Since we will be running many epochs across many different languages we have set up a slack channel to push notifications when functions finish running. This will help monitor the status of our program. We create a function called notify_slack which takes in a text to be sent to our channel. We create it as follows:

def notify_slack(text):
    text = 'WebSearch: ' + text;
    subprocess.Popen('''curl -X POST --data-urlencode "payload={'channel' : '#random', 'username': 'webhookbot', 'text':'''+ '\'' + text + '\'' + '''}" https://hooks.slack.com/services/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''', shell=True)

Data Cleaning:

Our data might originally be messy and contain accents that are not held within English alpha-numeric characters.
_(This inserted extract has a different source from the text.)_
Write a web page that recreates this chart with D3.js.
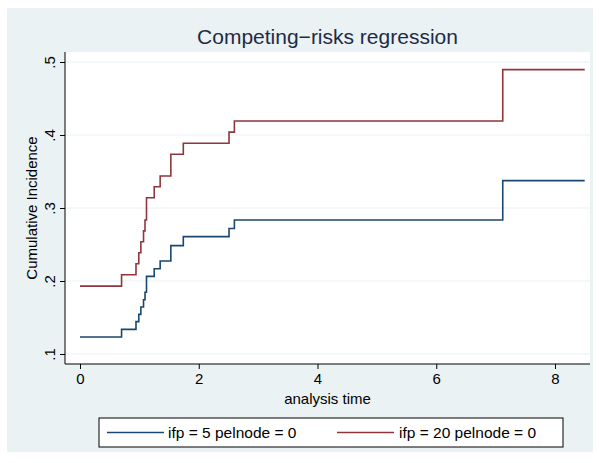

Thus, we will create a function called strip_accents which takes in a string to remove these characters to avoid giving cerain models an unfair advantage. Inside this function we use the unicodedata.normalize function on our given strings with an appropriate code. We do so as follows:

def strip_accents(s):
    return ''.join(c for c in unicodedata.normalize('NFD', s)
                   if unicodedata.category(c) != 'Mn')

Loading Data:

In order to use languages with a non-Latin scrip, we first need to transliterate them into traditional Enlgish. We've used this link to Romanize Russian and this link to Romanize Japanese. Additionally, we stripped out these non-translated characters: 及, 受, 胞, 認. We can now load our language datasets. Here we first create a list of all our langauge txt files. Additionally, we create a list with their respective names. We'll keep languagaes in this order for all of our datasets for simplicity. We strip accents, lower case each character and add it to an overall list of languages.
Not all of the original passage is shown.